Leave out the pictures, then reproduce the rest of the material exactly.
-- START OF Recorded data --
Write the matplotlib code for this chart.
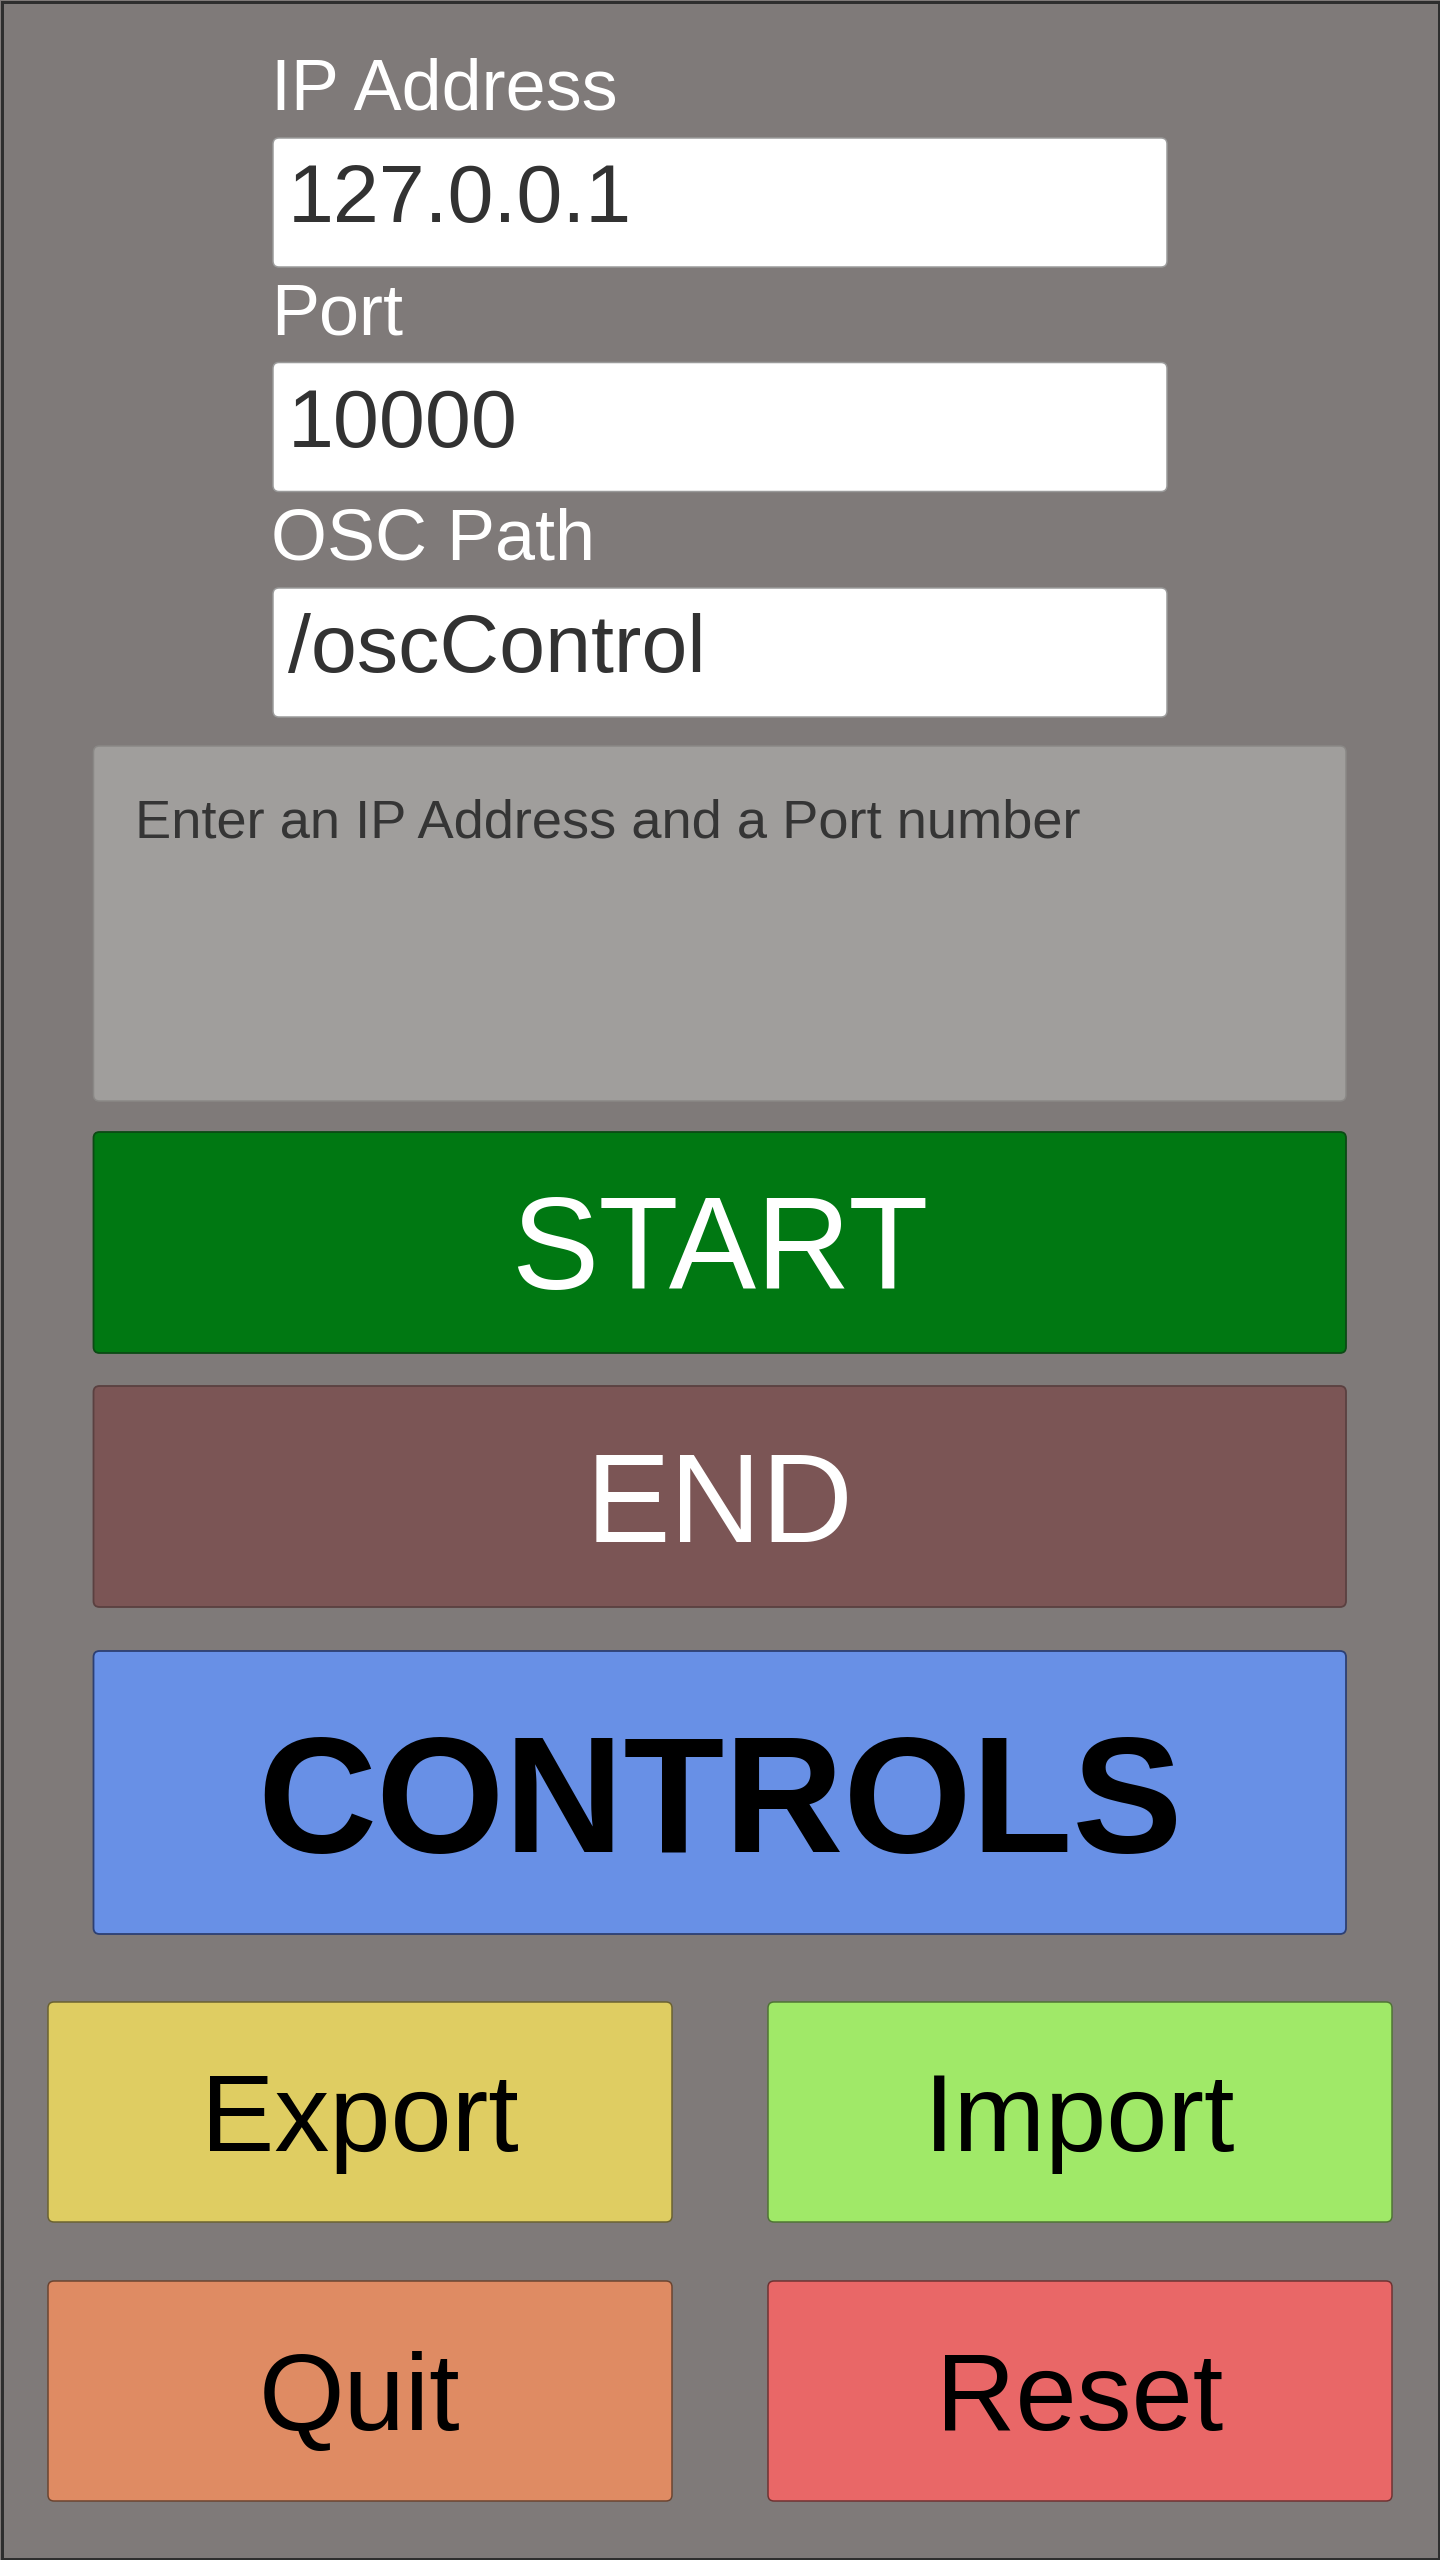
import matplotlib.pyplot as plt
from matplotlib.patches import FancyBboxPatch, Rectangle

# texts shown in the panel
field_labels = ["IP Address", "Port", "OSC Path"]
field_values = ["127.0.0.1", "10000", "/oscControl"]
status_text = "Enter an IP Address and a Port number"
wide_buttons = ["START", "END", "CONTROLS"]
grid_buttons = ["Export", "Import", "Quit", "Reset"]

# colours
BG = "#7f7a79"
wide_colors = ["#007812", "#7b5555", "#6890e6"]
wide_edges = ["#0b4a14", "#5a4040", "#2c3f73"]
wide_text_colors = ["white", "white", "black"]
grid_colors = ["#dfcd62", "#a0e968", "#df8b63", "#e96767"]
grid_edges = ["#6b6230", "#4f7434", "#6b4430", "#6e3232"]

FONT = "Liberation Sans"
PX = 72 / 100  # px -> pt at dpi 100
CAP = 0.716    # cap height / em


def box(ax, x0, y0, x1, y1, fc, ec, lw=1.5, r=7):
    ax.add_patch(FancyBboxPatch(
        (x0, y0), x1 - x0, y1 - y0,
        boxstyle=f"round,pad=0,rounding_size={r}",
        fc=fc, ec=ec, lw=lw * PX,
    ))


def centered_text(ax, x0, y0, x1, y1, s, em, color, weight="normal"):
    # centre the capital height inside the box
    base = (y0 + y1) / 2 + CAP * em / 2
    ax.text((x0 + x1) / 2, base, s, ha="center", va="baseline",
            fontsize=em * PX, color=color, family=FONT, fontweight=weight)


def main():
    fig = plt.figure(figsize=(14.4, 25.6), dpi=100)
    fig.patch.set_facecolor(BG)
    ax = fig.add_axes([0, 0, 1, 1])
    ax.set_xlim(0, 1440)
    ax.set_ylim(2560, 0)
    ax.axis("off")

    # outer frame
    ax.add_patch(Rectangle((1.5, 1.5), 1437, 2557, fc="none", ec="#2e2e2e", lw=3 * PX))

    # input fields
    field_tops = [138, 362.5, 588]
    field_h = 129
    for label, value, top in zip(field_labels, field_values, field_tops):
        ax.text(271, top - 28, label, ha="left", va="baseline",
                fontsize=72 * PX, color="white", family=FONT)
        box(ax, 273, top, 1167, top + field_h, "white", "#9a9a9a", lw=1.5, r=6)
        ax.text(288, top + 84, value, ha="left", va="baseline",
                fontsize=82.5 * PX, color="#323232", family=FONT)

    # status box
    box(ax, 93.5, 746, 1346, 1101, "#a09e9c", "#8a8886", lw=1.5, r=6)
    ax.text(135, 746 + 91.5, status_text, ha="left", va="baseline",
            fontsize=54.2 * PX, color="#353535", family=FONT)

    # wide buttons
    wide_rows = [(1132, 1353), (1386, 1607), (1651, 1934)]
    wide_em = [131, 127, 165]
    wide_weight = ["normal", "normal", "bold"]
    for name, (y0, y1), fc, ec, tc, em, wt in zip(
        wide_buttons, wide_rows, wide_colors, wide_edges, wide_text_colors, wide_em, wide_weight
    ):
        box(ax, 93.5, y0, 1346, y1, fc, ec, lw=1.8, r=6)
        centered_text(ax, 93.5, y0, 1346, y1, name, em, tc, wt)

    # 2x2 grid of buttons
    cols = [(48, 672), (768, 1392)]
    rows = [(2002, 2222), (2281, 2501)]
    for i, name in enumerate(grid_buttons):
        x0, x1 = cols[i % 2]
        y0, y1 = rows[i // 2]
        box(ax, x0, y0, x1, y1, grid_colors[i], grid_edges[i], lw=1.5, r=6)
        centered_text(ax, x0, y0, x1, y1, name, 110, "black")

    fig.savefig("out.png", dpi=100, facecolor=BG)


if __name__ == "__main__":
    main()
-- END OF Recorded data --
=== Finished answer ===
Write the matplotlib code for this chart.
import matplotlib.pyplot as plt
from matplotlib.patches import FancyBboxPatch, Rectangle

# texts shown in the panel
field_labels = ["IP Address", "Port", "OSC Path"]
field_values = ["127.0.0.1", "10000", "/oscControl"]
status_text = "Enter an IP Address and a Port number"
wide_buttons = ["START", "END", "CONTROLS"]
grid_buttons = ["Export", "Import", "Quit", "Reset"]

# colours
BG = "#7f7a79"
wide_colors = ["#007812", "#7b5555", "#6890e6"]
wide_edges = ["#0b4a14", "#5a4040", "#2c3f73"]
wide_text_colors = ["white", "white", "black"]
grid_colors = ["#dfcd62", "#a0e968", "#df8b63", "#e96767"]
grid_edges = ["#6b6230", "#4f7434", "#6b4430", "#6e3232"]

FONT = "Liberation Sans"
PX = 72 / 100  # px -> pt at dpi 100
CAP = 0.716    # cap height / em


def box(ax, x0, y0, x1, y1, fc, ec, lw=1.5, r=7):
    ax.add_patch(FancyBboxPatch(
        (x0, y0), x1 - x0, y1 - y0,
        boxstyle=f"round,pad=0,rounding_size={r}",
        fc=fc, ec=ec, lw=lw * PX,
    ))


def centered_text(ax, x0, y0, x1, y1, s, em, color, weight="normal"):
    # centre the capital height inside the box
    base = (y0 + y1) / 2 + CAP * em / 2
    ax.text((x0 + x1) / 2, base, s, ha="center", va="baseline",
            fontsize=em * PX, color=color, family=FONT, fontweight=weight)


def main():
    fig = plt.figure(figsize=(14.4, 25.6), dpi=100)
    fig.patch.set_facecolor(BG)
    ax = fig.add_axes([0, 0, 1, 1])
    ax.set_xlim(0, 1440)
    ax.set_ylim(2560, 0)
    ax.axis("off")

    # outer frame
    ax.add_patch(Rectangle((1.5, 1.5), 1437, 2557, fc="none", ec="#2e2e2e", lw=3 * PX))

    # input fields
    field_tops = [138, 362.5, 588]
    field_h = 129
    for label, value, top in zip(field_labels, field_values, field_tops):
        ax.text(271, top - 28, label, ha="left", va="baseline",
                fontsize=72 * PX, color="white", family=FONT)
        box(ax, 273, top, 1167, top + field_h, "white", "#9a9a9a", lw=1.5, r=6)
        ax.text(288, top + 84, value, ha="left", va="baseline",
                fontsize=82.5 * PX, color="#323232", family=FONT)

    # status box
    box(ax, 93.5, 746, 1346, 1101, "#a09e9c", "#8a8886", lw=1.5, r=6)
    ax.text(135, 746 + 91.5, status_text, ha="left", va="baseline",
            fontsize=54.2 * PX, color="#353535", family=FONT)

    # wide buttons
    wide_rows = [(1132, 1353), (1386, 1607), (1651, 1934)]
    wide_em = [131, 127, 165]
    wide_weight = ["normal", "normal", "bold"]
    for name, (y0, y1), fc, ec, tc, em, wt in zip(
        wide_buttons, wide_rows, wide_colors, wide_edges, wide_text_colors, wide_em, wide_weight
    ):
        box(ax, 93.5, y0, 1346, y1, fc, ec, lw=1.8, r=6)
        centered_text(ax, 93.5, y0, 1346, y1, name, em, tc, wt)

    # 2x2 grid of buttons
    cols = [(48, 672), (768, 1392)]
    rows = [(2002, 2222), (2281, 2501)]
    for i, name in enumerate(grid_buttons):
        x0, x1 = cols[i % 2]
        y0, y1 = rows[i // 2]
        box(ax, x0, y0, x1, y1, grid_colors[i], grid_edges[i], lw=1.5, r=6)
        centered_text(ax, x0, y0, x1, y1, name, 110, "black")

    fig.savefig("out.png", dpi=100, facecolor=BG)


if __name__ == "__main__":
    main()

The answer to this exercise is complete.